All the data should be repeated exactly. Any image in it is left out.

(Recorded information):
============================================================

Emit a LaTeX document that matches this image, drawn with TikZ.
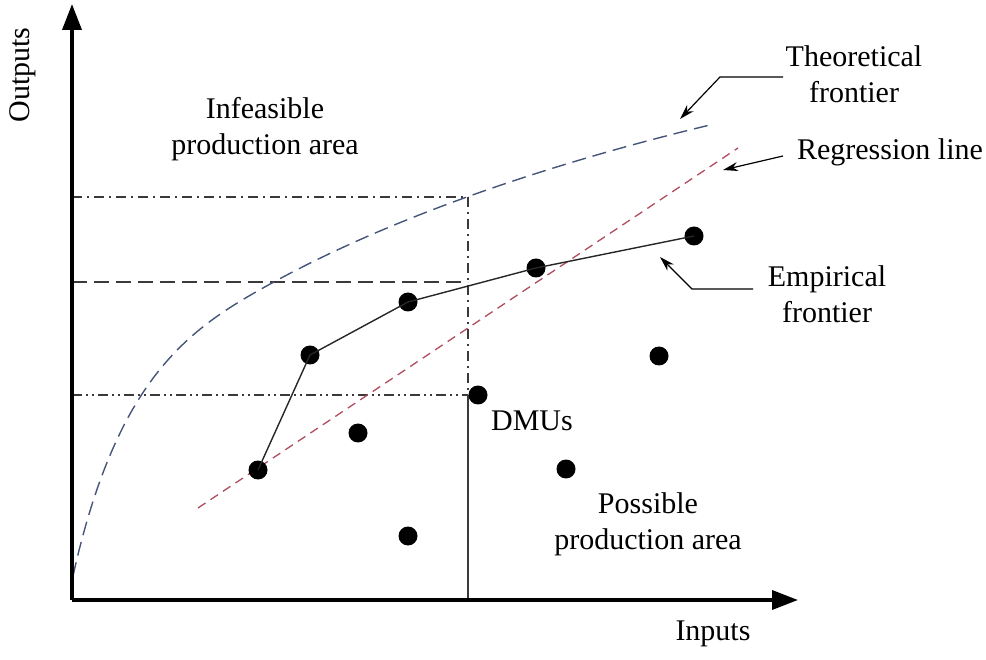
\documentclass[tikz,border=0pt]{standalone}
\usepackage{fontspec}
\setmainfont{Liberation Serif}
\usetikzlibrary{arrows.meta}
\definecolor{theo}{HTML}{45557A}
\definecolor{regr}{HTML}{B05060}
\definecolor{guide}{HTML}{3A3A3A}
\tikzset{
  lbl/.style={font=\fontsize{30}{36}\selectfont, align=center, inner sep=0pt},
  axis/.style={line width=3.6pt, -{Triangle[length=26pt,width=19pt]}},
  dmu/.style={circle, fill=black, minimum size=19pt, inner sep=0pt},
  callout/.style={line width=1.2pt, -{Stealth[length=15pt,width=9pt]}},
  guidedashdot/.style={guide, line width=1.3pt, dash pattern=on 10pt off 5pt on 2pt off 5pt},
  guidelong/.style={guide, line width=1.3pt, dash pattern=on 15pt off 7pt},
  guidedashdotdot/.style={guide, line width=1.3pt, dash pattern=on 10pt off 4pt on 2pt off 4pt on 2pt off 4pt},
  theoline/.style={theo, line width=1.4pt, dash pattern=on 14pt off 7pt},
  regrline/.style={regr, line width=1.3pt, dash pattern=on 9pt off 6pt},
  empline/.style={line width=1.4pt, black!85}
}
\begin{document}
\begin{tikzpicture}[x=1pt, y=-1pt]
\useasboundingbox (0,0) rectangle (986,660);

% origin and axes
\coordinate (O) at (72,600);
\coordinate (ytip) at (72,4);
\coordinate (xtip) at (798,600);

% guide coordinates
\coordinate (g1l) at (72,197);
\coordinate (g1r) at (468,197);
\coordinate (g2l) at (72,282);
\coordinate (g2r) at (468,282);
\coordinate (g3l) at (72,395);
\coordinate (g3r) at (468,395);
\coordinate (gb) at (468,600);

% guide lines
\draw[guidedashdot] (g1l) -- (g1r);
\draw[guidelong] (g2l) -- (g2r);
\draw[guidedashdotdot] (g3l) -- (g3r);
\draw[guidedashdot] (g1r) -- (g3r);
\draw[guide, line width=1.3pt] (g3r) -- (gb);

% theoretical frontier
\coordinate (t0) at (73,576);
\coordinate (t1) at (272,283);
\coordinate (t2) at (710,125);
\draw[theoline] (t0) .. controls (118,373.5) and (192,327) .. (t1)
  .. controls (402,211.5) and (570,158.6) .. (t2);

% regression line
\coordinate (r1) at (198,508);
\coordinate (r2) at (738,148);
\draw[regrline] (r1) -- (r2);

% empirical frontier DMUs
\node[dmu] (e1) at (258,470) {};
\node[dmu] (e2) at (310,355) {};
\node[dmu] (e3) at (408,302) {};
\node[dmu] (e4) at (536,268) {};
\node[dmu] (e5) at (694,236) {};
\draw[empline] (e1.center) -- (e2.center) -- (e3.center) -- (e4.center) -- (e5.center);

% other DMUs
\node[dmu] (d1) at (358,433) {};
\node[dmu] (d2) at (408,536) {};
\node[dmu] (d3) at (478,395) {};
\node[dmu] (d4) at (566,469) {};
\node[dmu] (d5) at (659,356) {};

% axes
\draw[axis] (O) -- (ytip);
\draw[axis] (O) -- (xtip);

% labels
\node[lbl, rotate=90] (outl) at (23,75) {Outputs};
\node[lbl] (inl) at (713,634) {Inputs};
\node[lbl] (infl) at (265,129) {Infeasible\\production area};
\node[lbl] (dmul) at (532,421) {DMUs};
\node[lbl] (posl) at (648,524) {Possible\\production area};
\node[lbl] (theol) at (854,74) {Theoretical\\frontier};
\node[lbl] (regl) at (890,152) {Regression line};
\node[lbl] (empl) at (827,294) {Empirical\\frontier};

% callouts
\coordinate (ct0) at (783,77);
\coordinate (ct1) at (720,77);
\coordinate (ct2) at (680,119);
\draw[callout] (ct0) -- (ct1) -- (ct2);

\coordinate (cr0) at (783,156);
\coordinate (cr1) at (723,170);
\draw[callout] (cr0) -- (cr1);

\coordinate (ce0) at (753,289);
\coordinate (ce1) at (692,289);
\coordinate (ce2) at (660,257);
\draw[callout] (ce0) -- (ce1) -- (ce2);
\end{tikzpicture}
\end{document}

============================================================

(Exercise answer):
Emit a LaTeX document that matches this image, drawn with TikZ.
\documentclass[tikz,border=0pt]{standalone}
\usepackage{fontspec}
\setmainfont{Liberation Serif}
\usetikzlibrary{arrows.meta}
\definecolor{theo}{HTML}{45557A}
\definecolor{regr}{HTML}{B05060}
\definecolor{guide}{HTML}{3A3A3A}
\tikzset{
  lbl/.style={font=\fontsize{30}{36}\selectfont, align=center, inner sep=0pt},
  axis/.style={line width=3.6pt, -{Triangle[length=26pt,width=19pt]}},
  dmu/.style={circle, fill=black, minimum size=19pt, inner sep=0pt},
  callout/.style={line width=1.2pt, -{Stealth[length=15pt,width=9pt]}},
  guidedashdot/.style={guide, line width=1.3pt, dash pattern=on 10pt off 5pt on 2pt off 5pt},
  guidelong/.style={guide, line width=1.3pt, dash pattern=on 15pt off 7pt},
  guidedashdotdot/.style={guide, line width=1.3pt, dash pattern=on 10pt off 4pt on 2pt off 4pt on 2pt off 4pt},
  theoline/.style={theo, line width=1.4pt, dash pattern=on 14pt off 7pt},
  regrline/.style={regr, line width=1.3pt, dash pattern=on 9pt off 6pt},
  empline/.style={line width=1.4pt, black!85}
}
\begin{document}
\begin{tikzpicture}[x=1pt, y=-1pt]
\useasboundingbox (0,0) rectangle (986,660);

% origin and axes
\coordinate (O) at (72,600);
\coordinate (ytip) at (72,4);
\coordinate (xtip) at (798,600);

% guide coordinates
\coordinate (g1l) at (72,197);
\coordinate (g1r) at (468,197);
\coordinate (g2l) at (72,282);
\coordinate (g2r) at (468,282);
\coordinate (g3l) at (72,395);
\coordinate (g3r) at (468,395);
\coordinate (gb) at (468,600);

% guide lines
\draw[guidedashdot] (g1l) -- (g1r);
\draw[guidelong] (g2l) -- (g2r);
\draw[guidedashdotdot] (g3l) -- (g3r);
\draw[guidedashdot] (g1r) -- (g3r);
\draw[guide, line width=1.3pt] (g3r) -- (gb);

% theoretical frontier
\coordinate (t0) at (73,576);
\coordinate (t1) at (272,283);
\coordinate (t2) at (710,125);
\draw[theoline] (t0) .. controls (118,373.5) and (192,327) .. (t1)
  .. controls (402,211.5) and (570,158.6) .. (t2);

% regression line
\coordinate (r1) at (198,508);
\coordinate (r2) at (738,148);
\draw[regrline] (r1) -- (r2);

% empirical frontier DMUs
\node[dmu] (e1) at (258,470) {};
\node[dmu] (e2) at (310,355) {};
\node[dmu] (e3) at (408,302) {};
\node[dmu] (e4) at (536,268) {};
\node[dmu] (e5) at (694,236) {};
\draw[empline] (e1.center) -- (e2.center) -- (e3.center) -- (e4.center) -- (e5.center);

% other DMUs
\node[dmu] (d1) at (358,433) {};
\node[dmu] (d2) at (408,536) {};
\node[dmu] (d3) at (478,395) {};
\node[dmu] (d4) at (566,469) {};
\node[dmu] (d5) at (659,356) {};

% axes
\draw[axis] (O) -- (ytip);
\draw[axis] (O) -- (xtip);

% labels
\node[lbl, rotate=90] (outl) at (23,75) {Outputs};
\node[lbl] (inl) at (713,634) {Inputs};
\node[lbl] (infl) at (265,129) {Infeasible\\production area};
\node[lbl] (dmul) at (532,421) {DMUs};
\node[lbl] (posl) at (648,524) {Possible\\production area};
\node[lbl] (theol) at (854,74) {Theoretical\\frontier};
\node[lbl] (regl) at (890,152) {Regression line};
\node[lbl] (empl) at (827,294) {Empirical\\frontier};

% callouts
\coordinate (ct0) at (783,77);
\coordinate (ct1) at (720,77);
\coordinate (ct2) at (680,119);
\draw[callout] (ct0) -- (ct1) -- (ct2);

\coordinate (cr0) at (783,156);
\coordinate (cr1) at (723,170);
\draw[callout] (cr0) -- (cr1);

\coordinate (ce0) at (753,289);
\coordinate (ce1) at (692,289);
\coordinate (ce2) at (660,257);
\draw[callout] (ce0) -- (ce1) -- (ce2);
\end{tikzpicture}
\end{document}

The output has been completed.